While I was completing my bachelor’s in chemical engineering, the need to work the fields continuously for fear of losing out was a constant battle. I would stay up into the darkness of the early morning, thinking I could crack the code on my differential equations problem set with my sheer brain power; meanwhile, my brain was deteriorating with each hour.
It took humility to recognise my limitation, stop work – and sleep. I had to learn not to feel guilty for sleeping, or choosing to keep Sunday totally work-free.
“How do you have so much time? I could never afford to do that,” was the reply from those who learned of my work habits.
It wasn’t that I had more time, or any less work, but it was a conscious choice to remind myself of who I was: not the Creator, but the created.
It was a choice to feel weak and vulnerable, dependent, and very human.
Our bodies weren’t created to run on no sleep and caffeine. Our minds weren’t supposed to always be processing information: social media feeds, news articles, endless work demands.
If you’re feeling a bit worn, perhaps you woke up this morning having trouble answering the question ‘What am I looking forward to today?’, or you wish you could press pause on your life for a day, it could be a sign that your field needs to fallow.
This concept could be intimidating to implement at first – what will my friends think if I’m not responding to their texts within the hour? What if there’s an emergency at work? What will happen to my GPA? But trust me on this – close your eyes, unplug your device, and do something that fills you.
Create a space where your soul can come alive.
It may look different for you, but for me, it was Sundays in Starbucks with God. I always had a mocha and an almond croissant. Then, I would watch the world go by. We would have light conversation, God and I, like the kind you would have on a coffee date – nothing too serious, just heart to heart. Sometimes, I would jot down some of my thoughts, and other times, we would simply be silent together. It was whole, and altogether beautiful.
Now, don’t get me wrong. We need to work heartily, with all our might. Work is biblical. But, so is rest.

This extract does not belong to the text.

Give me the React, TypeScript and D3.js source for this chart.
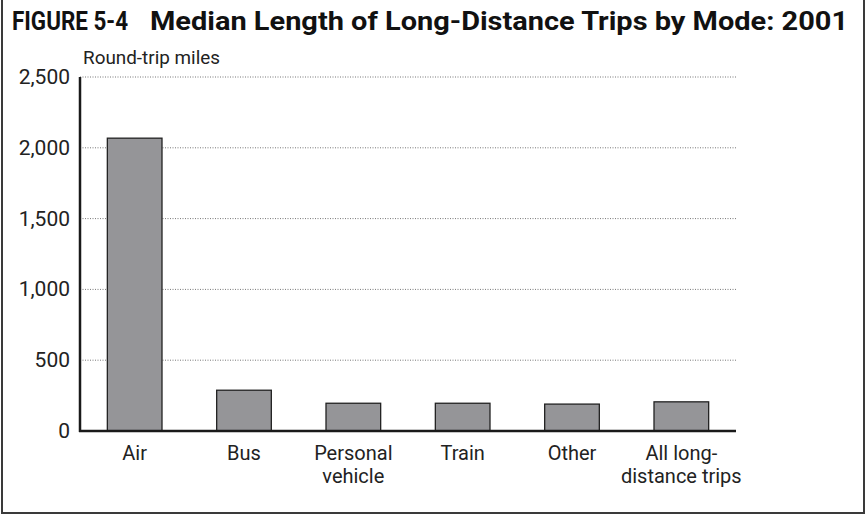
import { useEffect, useRef } from 'react';
import * as d3 from 'd3';

const categories = ['Air', 'Bus', 'Personal vehicle', 'Train', 'Other', 'All long-distance trips'];
// label lines as printed under each bar
const categoryLines = [['Air'], ['Bus'], ['Personal', 'vehicle'], ['Train'], ['Other'], ['All long-', 'distance trips']];
const medianMiles = [2068, 288, 196, 196, 190, 206];
const yTicks = [0, 500, 1000, 1500, 2000, 2500];

const W = 865;
const H = 519;
const FONT = "'Roboto', 'Liberation Sans', sans-serif";

export default function App() {
  const svgRef = useRef<SVGSVGElement>(null);

  useEffect(() => {
    if (!svgRef.current) return;
    const svg = d3.select(svgRef.current);
    svg.selectAll('*').remove();

    const margin = { top: 77, right: 129, bottom: 88, left: 80 };
    const innerW = W - margin.left - margin.right;
    const innerH = H - margin.top - margin.bottom;

    // frame (open at top)
    svg.append('path')
      .attr('d', `M2,0 V513 H864 V0`)
      .attr('fill', 'none')
      .attr('stroke', '#3a3a3a')
      .attr('stroke-width', 2);

    // title, squeezed to the condensed width of the original
    const title = svg.append('text')
      .attr('y', 30)
      .attr('font-family', FONT)
      .attr('font-weight', 'bold')
      .attr('font-size', 26)
      .attr('fill', '#111');
    title.append('tspan')
      .attr('x', 12)
      .attr('textLength', 116)
      .attr('lengthAdjust', 'spacingAndGlyphs')
      .text('FIGURE 5-4');
    title.append('tspan')
      .attr('x', 150)
      .attr('textLength', 698)
      .attr('lengthAdjust', 'spacingAndGlyphs')
      .text('Median Length of Long-Distance Trips by Mode: 2001');

    const g = svg.append('g').attr('transform', `translate(${margin.left},${margin.top})`);

    const x = d3.scaleBand<string>()
      .domain(categories)
      .range([0, innerW])
      .paddingInner(0.5)
      .paddingOuter(0.25);

    const y = d3.scaleLinear().domain([0, 2500]).range([innerH, 0]);

    // unit label
    g.append('text')
      .attr('x', 3)
      .attr('y', -13)
      .attr('font-family', FONT)
      .attr('font-size', 19)
      .attr('fill', '#222')
      .attr('textLength', 137)
      .attr('lengthAdjust', 'spacingAndGlyphs')
      .text('Round-trip miles');

    // dotted gridlines
    g.selectAll('.grid')
      .data(yTicks.filter((t) => t > 0))
      .join('line')
      .attr('x1', 0)
      .attr('x2', innerW + 1)
      .attr('y1', (d) => y(d))
      .attr('y2', (d) => y(d))
      .attr('stroke', '#777')
      .attr('stroke-width', 1)
      .attr('stroke-dasharray', '1,1.5');

    // tick labels
    g.selectAll('.ytick')
      .data(yTicks)
      .join('text')
      .attr('x', -10)
      .attr('y', (d) => y(d) + 7)
      .attr('text-anchor', 'end')
      .attr('font-family', FONT)
      .attr('font-size', 21)
      .attr('fill', '#222')
      .text((d) => d3.format(',')(d));

    // bars
    g.selectAll('.bar')
      .data(medianMiles)
      .join('rect')
      .attr('x', (_, i) => x(categories[i]) || 0)
      .attr('y', (d) => y(d))
      .attr('width', x.bandwidth())
      .attr('height', (d) => innerH - y(d))
      .attr('fill', '#959598')
      .attr('stroke', '#222')
      .attr('stroke-width', 1.3);

    // axes lines
    g.append('line')
      .attr('x1', 0).attr('x2', 0)
      .attr('y1', 0).attr('y2', innerH + 1)
      .attr('stroke', '#1a1a1a')
      .attr('stroke-width', 2.5);
    g.append('line')
      .attr('x1', -1).attr('x2', innerW)
      .attr('y1', innerH).attr('y2', innerH)
      .attr('stroke', '#1a1a1a')
      .attr('stroke-width', 2.5);

    // category labels
    categories.forEach((c, i) => {
      const t = g.append('text')
        .attr('text-anchor', 'middle')
        .attr('font-family', FONT)
        .attr('font-size', 20)
        .attr('fill', '#222');
      categoryLines[i].forEach((line, j) => {
        t.append('tspan')
          .attr('x', (x(c) || 0) + x.bandwidth() / 2)
          .attr('y', innerH + 29 + j * 23)
          .text(line);
      });
    });
  }, []);

  return (
    <svg
      ref={svgRef}
      width={W}
      height={H}
      style={{ position: 'absolute', left: 0, top: 0, background: '#fff' }}
    />
  );
}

And as we fall into the rhythm of a biblical work-rest cycle, I believe we give the Lord a chance to demonstrate His goodness to us. Just as this agricultural practice was a trust exercise of seeing nothing but soil while the ground was being replenished underneath its bareness, so too, as we release control of their work, we wait with expectation for His promises to be fulfilled in our life:
Test me now in this, says the Lord of hosts, if I will not open for you the windows of heaven and pour out for you a blessing until it overflows.